According to the Progressive Punch, Brown is the eighth leading liberal in Congress with a rating of 96.3 percent progressive voting record. For comparison, Chuck Schumer (D-NY) has only a 91.5 progressive rating. Of the top dozen liberals in Congress, all except Brown are from states listed as heavily Democratic. This indicates Brown has meaningful appeal to many average voters.
One of the things that separates Brown from others in his party is that he is a harsh critic of free trade. He was against NAFTA and all the other trade agreements that have hollowed out the Midwest's once formidable manufacturing base. On the matter of trade, Brown is in accord with President Trump. This is a popular position to hold.
In the runup to the 2016 election, Hillary Clinton was considering Sherrod Brown as her running mate. Thankfully with her tone-deaf political instincts, she chose Tim Kaine of Virginia instead. Brown would have resonated in the Midwest far more than either Clinton or Kaine. He could well have made a difference in states narrowly won by Trump like Michigan, Pennsylvania, and Wisconsin, and even Ohio.
The Democratic Party has lost the white working-class vote. Brown could change that. The New York Times described his appearance as rumpled and unvarnished. Brown can walk a factory floor and look and sound like he belongs there as opposed to complete phonies like Cory (Spartacus) Booker or the lightweight Kamala Harris, or Hillary Clinton.
None of this would detract from Brown's appeal to the Left.

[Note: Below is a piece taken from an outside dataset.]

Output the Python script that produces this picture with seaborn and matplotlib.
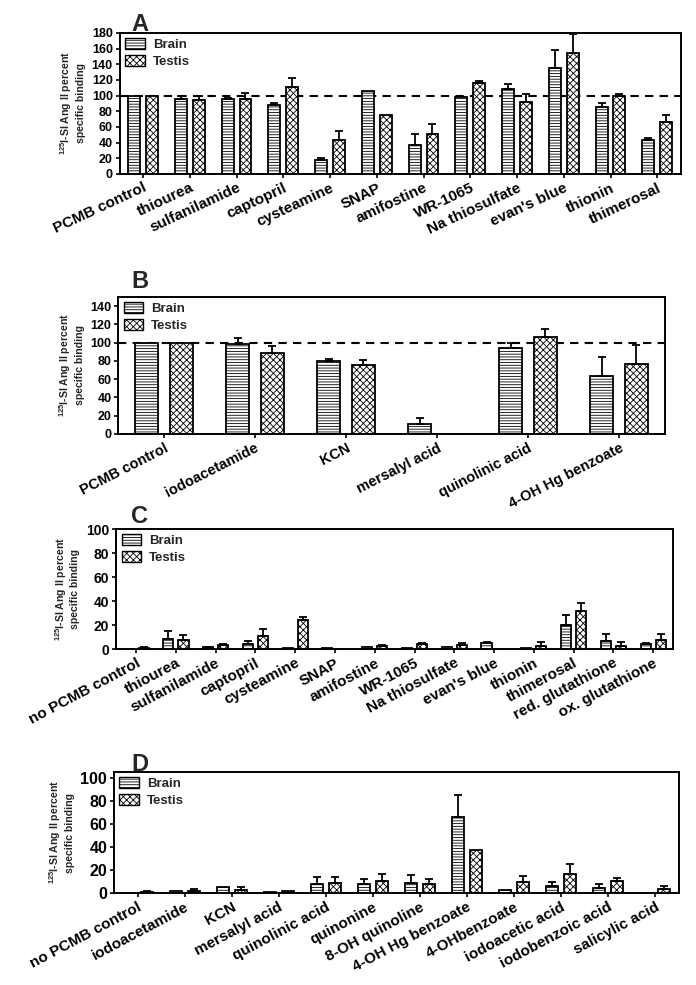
import numpy as np
import pandas as pd
import matplotlib
matplotlib.use('Agg')
import matplotlib.pyplot as plt
import matplotlib.patches as mpatches
import seaborn as sns

# Panel A
a_labels = ['PCMB control', 'thiourea', 'sulfanilamide', 'captopril', 'cysteamine', 'SNAP',
            'amifostine', 'WR-1065', 'Na thiosulfate', "evan's blue", 'thionin', 'thimerosal']
a_brain = [100, 96, 96, 88, 18, 106, 37, 98, 109, 135, 85, 43]
a_brain_err = [0, 4, 1, 3, 2, 0, 14, 0, 6, 23, 6, 3]
a_testis = [100, 95, 96, 111, 43, 75, 51, 116, 92, 155, 100, 66]
a_testis_err = [0, 4, 8, 12, 12, 0, 13, 3, 10, 24, 2, 9]

# Panel B
b_labels = ['PCMB control', 'iodoacetamide', 'KCN', 'mersalyl acid', 'quinolinic acid', '4-OH Hg benzoate']
b_brain = [100, 98, 80, 11, 94, 64]
b_brain_err = [0, 7, 2, 6, 6, 20]
b_testis = [100, 89, 76, 0, 106, 77]
b_testis_err = [0, 7, 5, 0, 9, 20]

# Panel C
c_labels = ['no PCMB control', 'thiourea', 'sulfanilamide', 'captopril', 'cysteamine', 'SNAP',
            'amifostine', 'WR-1065', 'Na thiosulfate', "evan's blue", 'thionin', 'thimerosal',
            'red. glutathione', 'ox. glutathione']
c_brain = [0.3, 8.7, 1.4, 4.5, 0.8, 0.5, 1.4, 1.1, 1.4, 5.0, 0.8, 20.4, 6.4, 4.5]
c_brain_err = [0, 6.4, 0.6, 2.2, 0, 0, 0, 0, 0, 0.9, 0, 8.1, 6.4, 0.5]
c_testis = [1.2, 7.3, 3.6, 10.6, 24.6, 0, 2.5, 3.9, 3.4, 0, 2.8, 31.6, 2.8, 7.8]
c_testis_err = [0.5, 4.4, 0.3, 6.4, 2.5, 0, 0.9, 1.1, 1.6, 0, 2.8, 6.4, 2.8, 5.0]

# Panel D
d_labels = ['no PCMB control', 'iodoacetamide', 'KCN', 'mersalyl acid', 'quinolinic acid', 'quinonine',
            '8-OH quinoline', '4-OH Hg benzoate', '4-OHbenzoate', 'iodoacetic acid',
            'iodobenzoic acid', 'salicylic acid']
d_brain = [0.2, 1.7, 5.5, 1.1, 7.8, 7.8, 8.9, 66.4, 2.3, 5.7, 4.3, 0]
d_brain_err = [0, 0, 0, 0, 5.7, 4.6, 6.3, 18.9, 0, 3.8, 3.7, 0]
d_testis = [1.1, 1.7, 2.3, 1.7, 8.6, 10.3, 7.8, 37.4, 9.2, 16.7, 10.3, 3.2]
d_testis_err = [0.4, 1.5, 2.9, 0, 5.5, 6.1, 4.3, 0, 5.7, 8.3, 2.6, 2.5]

sns.set_style('ticks')
plt.rcParams['font.family'] = ['Liberation Sans', 'DejaVu Sans']
plt.rcParams['mathtext.fontset'] = 'custom'
plt.rcParams['mathtext.rm'] = 'Liberation Sans:bold'
plt.rcParams['mathtext.it'] = 'Liberation Sans:bold'
plt.rcParams['mathtext.bf'] = 'Liberation Sans:bold'
plt.rcParams['hatch.linewidth'] = 0.6

hatches = ['------', 'xxxxx']
ylab = '$^{125}$I-SI Ang II percent\nspecific binding'


def panel(fig, ax, letter, labels, brain, brain_err, testis, testis_err,
          ymax, yticks, dash, xfs, rot, yfs, letter_y):
    n = len(labels)
    df = pd.DataFrame({'compound': labels * 2,
                       'tissue': ['Brain'] * n + ['Testis'] * n,
                       'value': brain + testis})
    sns.barplot(data=df, x='compound', y='value', hue='tissue', order=labels,
                hue_order=['Brain', 'Testis'], palette=['white', 'white'],
                edgecolor='black', linewidth=1.3, width=0.76, gap=0.33,
                errorbar=None, legend=False, ax=ax)
    for cont, hatch, errs in zip(ax.containers, hatches, [brain_err, testis_err]):
        for bar, e in zip(cont, errs):
            bar.set_hatch(hatch)
            if e > 0:
                x = bar.get_x() + bar.get_width() / 2
                ax.errorbar(x, bar.get_height(), yerr=[[0], [e]], fmt='none',
                            ecolor='black', elinewidth=1.3, capsize=3,
                            capthick=1.3, zorder=3)
    if dash:
        ax.axhline(100, color='black', lw=1.5, ls=(0, (4, 3)), zorder=0.5)
    ax.set_ylim(0, ymax)
    ax.set_yticks(yticks)
    ax.set_xlim(-0.5, n - 0.5)
    ax.set_xlabel('')
    ax.set_ylabel(ylab, fontsize=7.6, fontweight='bold', labelpad=4)
    ax.set_xticks(range(n))
    ax.set_xticklabels(labels, rotation=rot, ha='right', rotation_mode='anchor',
                       fontsize=xfs, fontweight='bold')
    for t in ax.get_yticklabels():
        t.set_fontweight('bold')
        t.set_fontsize(yfs)
    ax.tick_params(axis='both', direction='out', length=3, width=1.2, colors='black', pad=2)
    for s in ax.spines.values():
        s.set_linewidth(1.4)
        s.set_color('black')
    handles = [mpatches.Patch(facecolor='white', edgecolor='black', hatch=h, lw=1.0, label=l)
               for h, l in zip(hatches, ['Brain', 'Testis'])]
    ax.legend(handles=handles, loc='upper left', frameon=False,
              prop={'weight': 'bold', 'size': 9.5}, handlelength=1.5, handleheight=0.9,
              handletextpad=0.6, labelspacing=0.25, borderaxespad=0.1, borderpad=0.3)
    fig.text(131 / 696, 1 - letter_y / 985, letter, fontsize=17,
             fontweight='bold', ha='left', va='baseline')


fig = plt.figure(figsize=(6.96, 9.85), dpi=100)
ax_a = fig.add_axes([0.172, 0.8234, 0.806, 0.1431])
ax_b = fig.add_axes([0.170, 0.5594, 0.785, 0.1391])
ax_c = fig.add_axes([0.167, 0.3411, 0.800, 0.1218])
ax_d = fig.add_axes([0.164, 0.0934, 0.811, 0.1228])

panel(fig, ax_a, 'A', a_labels, a_brain, a_brain_err, a_testis, a_testis_err,
      180, range(0, 181, 20), True, 11, 25, 9, 31)
panel(fig, ax_b, 'B', b_labels, b_brain, b_brain_err, b_testis, b_testis_err,
      150, range(0, 141, 20), True, 10.5, 27, 9, 288)
panel(fig, ax_c, 'C', c_labels, c_brain, c_brain_err, c_testis, c_testis_err,
      100, range(0, 101, 20), False, 11, 28, 10, 523)
panel(fig, ax_d, 'D', d_labels, d_brain, d_brain_err, d_testis, d_testis_err,
      105, range(0, 101, 20), False, 11, 28, 11.5, 771)

fig.savefig('out.png', dpi=100)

He is a card-carrying progressive of the highest order. Here is how Mary Taylor, Ohio's current lieutenant governor, describes Brown position on illegal immigration:
"In Ohio, Sen. Sherrod Brown's constant attempts to obstruct the enforcement of our immigration laws is both a disgrace and a danger to law-abiding Ohioans.
In the decades since Brown has been in Congress, he has blocked efforts to protect America from illegal aliens and backed policies to open our borders further."
Brown is a defender of ObamaCare. He also wants to expand Medicaid and open Medicare.
Brown is a severe critic of the Trump-Republican tax cuts, claiming that they benefit the rich and not the middle class.
He is also a true believer man-made global warming.
On right-to-life versus abortion, need you ask?
Expanding his progressive reach, Brown just on Wednesday inserted himself into the Georgia election controversy by saying if the radical Stacey Abrams doesn't win, it means the election was stolen from her.
With these liberal positions, Brown will have no trouble in tapping into the big money flow from leftist billionaires. If Sherrod Brown is the Democratic candidate in 2020, the danger he poses is that he will have the full support of the Left as well as the ability to peel away some of the white working-class vote.
None of this is to say that Brown can't be defeated. Apart from trade, he's wrong on everything else. But even where Brown is wrong, he has a significant following. And with the media as a cheerleader, any and all issues will be spun in his favor.
The shame of it all is that the Ohio GOP establishment let Sherrod Brown slide in 2018. The party fielded a marginal candidate. It goes to show that it will take a bare-knuckles fighter like Donald Trump to take this liberal down. But even then, Trump will need the enthusiastic support from the entire Republican and conservative base.